The Church in RP has problems 
but okey lang to most Filipinos

By Rene Q. Bas

Conclusion

[The first part of this article came out on page A1 of the Sunday April 8 issue—Special Report on the state of the Catholic Church.]

The situation—of disobedience to the Magisterium and to rulings made by the Holy Father, rejection by local Church authorities of basic norms, clergy misbehavior (including sexual crimes)—has never been in any way as bad here as it is in America.

No dramatic defections

There are no dramatic defections from the Church. The individual departures are more than offset by the constant flow into the Church of new converts from animism (from our cultural minorities), Buddhism and Taoism (especially among the Filipino-Chinese and their newly arrived cousins from Fujian and Taiwan). Then there also are the streams of returning sons and daughters who were misled into flirting with Pentecostal and even mainline Protestant churches.

For the past several decades, the Catholic Church has maintained its 81- to 83-percent membership among the total population.

Statisticians and historians—including historians associated with Protestant universities—have been writing that the only time there was a decline in RC membership was during the revolution against Spain. That decline was quickly reversed when the United States replaced the first colonizer.

The American colonial government-supported effort to Protestantize the Filipinos did not quite work. Even the pen­sionadoes who joined the Freemasons continued to have Catholic ties. And many of them never stopped going to Sunday Mass with their families to meet the minimal requirements of the Church.

‘Leftist’ clergy

Although the Philippine military authorities have been claiming that the Catholic clergy and churchworkers allegedly supporting the communist rebels have increased these last two years, the matter is being handled discreetly by the bishops.

What The Times has been told by our sources in the military is that Church-related revolutionaries are not specifically only from the Catholic Church, but also the Protestant and Agli­payan denominations. And these have not become New People’s Army recruits.
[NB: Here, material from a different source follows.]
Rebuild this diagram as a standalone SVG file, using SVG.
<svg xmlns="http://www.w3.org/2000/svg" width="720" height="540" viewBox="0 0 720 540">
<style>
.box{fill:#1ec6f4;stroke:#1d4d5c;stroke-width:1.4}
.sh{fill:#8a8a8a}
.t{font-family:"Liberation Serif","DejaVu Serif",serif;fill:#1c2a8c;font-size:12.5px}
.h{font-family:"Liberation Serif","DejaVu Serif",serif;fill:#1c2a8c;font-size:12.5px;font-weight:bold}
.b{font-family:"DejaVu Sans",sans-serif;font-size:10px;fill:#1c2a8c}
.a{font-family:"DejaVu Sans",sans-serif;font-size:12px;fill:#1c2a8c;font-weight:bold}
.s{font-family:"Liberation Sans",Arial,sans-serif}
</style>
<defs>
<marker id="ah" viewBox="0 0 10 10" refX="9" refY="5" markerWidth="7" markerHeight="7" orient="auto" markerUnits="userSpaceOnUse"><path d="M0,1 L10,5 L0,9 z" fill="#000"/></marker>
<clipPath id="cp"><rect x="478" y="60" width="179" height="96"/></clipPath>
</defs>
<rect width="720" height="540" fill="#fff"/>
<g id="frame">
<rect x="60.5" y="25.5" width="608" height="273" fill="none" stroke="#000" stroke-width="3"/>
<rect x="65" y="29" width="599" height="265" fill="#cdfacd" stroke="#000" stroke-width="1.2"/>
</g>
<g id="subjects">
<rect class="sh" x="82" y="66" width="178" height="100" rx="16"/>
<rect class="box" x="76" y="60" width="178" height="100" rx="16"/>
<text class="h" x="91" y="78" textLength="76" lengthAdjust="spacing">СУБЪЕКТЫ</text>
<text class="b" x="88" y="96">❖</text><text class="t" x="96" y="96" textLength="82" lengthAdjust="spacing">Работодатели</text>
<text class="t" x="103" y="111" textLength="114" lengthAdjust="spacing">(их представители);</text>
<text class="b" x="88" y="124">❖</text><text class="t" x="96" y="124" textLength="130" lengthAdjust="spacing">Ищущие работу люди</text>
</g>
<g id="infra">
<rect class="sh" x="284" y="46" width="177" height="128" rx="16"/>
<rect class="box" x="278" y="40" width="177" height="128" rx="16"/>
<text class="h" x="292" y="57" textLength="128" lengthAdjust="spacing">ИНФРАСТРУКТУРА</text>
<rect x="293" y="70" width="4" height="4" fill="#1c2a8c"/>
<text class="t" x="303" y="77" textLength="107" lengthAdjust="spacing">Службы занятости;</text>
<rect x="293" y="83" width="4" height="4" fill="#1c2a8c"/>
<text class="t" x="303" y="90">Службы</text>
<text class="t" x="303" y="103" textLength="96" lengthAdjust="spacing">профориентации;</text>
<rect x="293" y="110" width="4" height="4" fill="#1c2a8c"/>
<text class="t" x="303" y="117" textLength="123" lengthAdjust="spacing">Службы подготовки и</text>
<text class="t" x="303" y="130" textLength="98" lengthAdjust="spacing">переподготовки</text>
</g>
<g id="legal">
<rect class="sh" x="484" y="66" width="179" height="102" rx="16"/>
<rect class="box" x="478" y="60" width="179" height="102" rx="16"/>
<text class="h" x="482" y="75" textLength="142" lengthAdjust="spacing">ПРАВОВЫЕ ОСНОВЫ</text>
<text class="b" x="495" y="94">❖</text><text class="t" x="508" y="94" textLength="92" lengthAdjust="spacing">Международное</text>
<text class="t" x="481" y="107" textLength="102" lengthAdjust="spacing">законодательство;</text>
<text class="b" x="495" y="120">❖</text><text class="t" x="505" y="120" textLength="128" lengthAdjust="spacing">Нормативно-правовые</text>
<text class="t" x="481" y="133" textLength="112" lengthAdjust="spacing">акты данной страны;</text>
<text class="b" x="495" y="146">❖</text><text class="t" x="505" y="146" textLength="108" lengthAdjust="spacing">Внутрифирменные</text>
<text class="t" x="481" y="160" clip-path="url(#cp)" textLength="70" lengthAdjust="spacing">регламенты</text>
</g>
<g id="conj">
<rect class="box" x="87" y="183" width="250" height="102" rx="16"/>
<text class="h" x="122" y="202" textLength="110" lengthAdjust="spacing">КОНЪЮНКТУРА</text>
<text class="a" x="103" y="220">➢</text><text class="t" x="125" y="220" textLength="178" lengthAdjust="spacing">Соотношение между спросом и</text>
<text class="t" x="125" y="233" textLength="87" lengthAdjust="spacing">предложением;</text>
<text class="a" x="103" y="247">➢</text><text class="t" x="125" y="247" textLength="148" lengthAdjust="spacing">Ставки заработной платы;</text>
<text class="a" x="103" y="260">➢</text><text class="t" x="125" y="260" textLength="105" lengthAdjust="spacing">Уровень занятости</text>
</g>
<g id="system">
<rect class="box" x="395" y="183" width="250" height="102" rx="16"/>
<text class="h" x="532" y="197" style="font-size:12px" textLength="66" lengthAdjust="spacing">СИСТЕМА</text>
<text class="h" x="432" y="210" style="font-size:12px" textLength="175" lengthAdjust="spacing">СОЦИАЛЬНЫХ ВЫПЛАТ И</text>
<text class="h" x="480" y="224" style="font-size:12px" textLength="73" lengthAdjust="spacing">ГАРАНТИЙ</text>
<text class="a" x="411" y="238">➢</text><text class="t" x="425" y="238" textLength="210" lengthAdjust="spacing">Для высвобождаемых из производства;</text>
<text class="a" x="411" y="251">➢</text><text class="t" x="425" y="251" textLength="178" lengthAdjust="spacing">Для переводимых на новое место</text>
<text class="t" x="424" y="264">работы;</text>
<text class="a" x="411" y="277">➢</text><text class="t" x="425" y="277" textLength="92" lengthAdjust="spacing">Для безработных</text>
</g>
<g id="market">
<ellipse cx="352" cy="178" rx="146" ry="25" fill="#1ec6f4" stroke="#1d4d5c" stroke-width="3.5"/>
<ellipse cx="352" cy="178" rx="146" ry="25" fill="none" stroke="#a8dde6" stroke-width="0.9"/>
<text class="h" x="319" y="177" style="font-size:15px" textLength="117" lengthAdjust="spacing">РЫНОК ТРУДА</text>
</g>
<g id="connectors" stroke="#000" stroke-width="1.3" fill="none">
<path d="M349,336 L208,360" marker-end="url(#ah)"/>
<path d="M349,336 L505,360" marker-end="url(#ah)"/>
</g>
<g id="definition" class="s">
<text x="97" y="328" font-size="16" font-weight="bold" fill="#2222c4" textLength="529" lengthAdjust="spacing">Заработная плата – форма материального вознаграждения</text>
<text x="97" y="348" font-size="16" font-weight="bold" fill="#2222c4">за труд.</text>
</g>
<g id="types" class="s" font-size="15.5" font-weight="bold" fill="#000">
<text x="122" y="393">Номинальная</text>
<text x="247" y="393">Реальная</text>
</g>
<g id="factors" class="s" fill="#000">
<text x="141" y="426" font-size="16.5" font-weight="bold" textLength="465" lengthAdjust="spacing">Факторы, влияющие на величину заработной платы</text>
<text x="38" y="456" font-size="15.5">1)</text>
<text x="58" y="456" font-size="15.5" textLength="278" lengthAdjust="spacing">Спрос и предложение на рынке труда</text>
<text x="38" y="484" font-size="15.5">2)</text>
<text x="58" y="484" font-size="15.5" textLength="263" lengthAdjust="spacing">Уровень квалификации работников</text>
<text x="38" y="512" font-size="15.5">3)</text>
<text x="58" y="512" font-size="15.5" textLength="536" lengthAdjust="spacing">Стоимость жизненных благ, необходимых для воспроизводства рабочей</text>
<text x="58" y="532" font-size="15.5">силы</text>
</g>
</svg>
They are activists of legal charitable organizations that have become members of the Communist Party of the Philippines-led National Democratic Front. To military anticommu­nist hard­liners the National Democratic Front is just as subversive and culpable for criminal rebel activities as the CPP-New People’s Army.

Political involvement

Some miss the voice of the late Cardinal Sin. They wish Cardinal Rosales, the revered archbishop of Manila, would make himself as politically nettle­some to the powers that be as his late predecessor. But didn’t we hear some Catholics reproach Cardinal Sin for his forays into political issues. Cardinal Rosales’ emphasis on the formation of priests and the laity, acts of charity to increase Catholic aid to the extremely poor and making his flock more prayerful is appreciated by a great number of Filipinos.

Politicians and rabble-rousers not happy with the stand of some bishops on political and economic issues criticize the Church and have been predicting her decline for not being “one with the people.” But that has not happened.

That must be because—despite the occasional errors in tact or judgment committed by one or two bishops in the Philippine hierarchy, despite some scandals even—the scores of other bishops are doing the right and truly Christian thing. And the people are with them!

Also, most of the bishops, diocesan priests, priests and brothers belonging to the religious orders, nuns and members of lay associations—in varying degrees of piety and purity of intention—are praying really hard for the healing of our land and our people.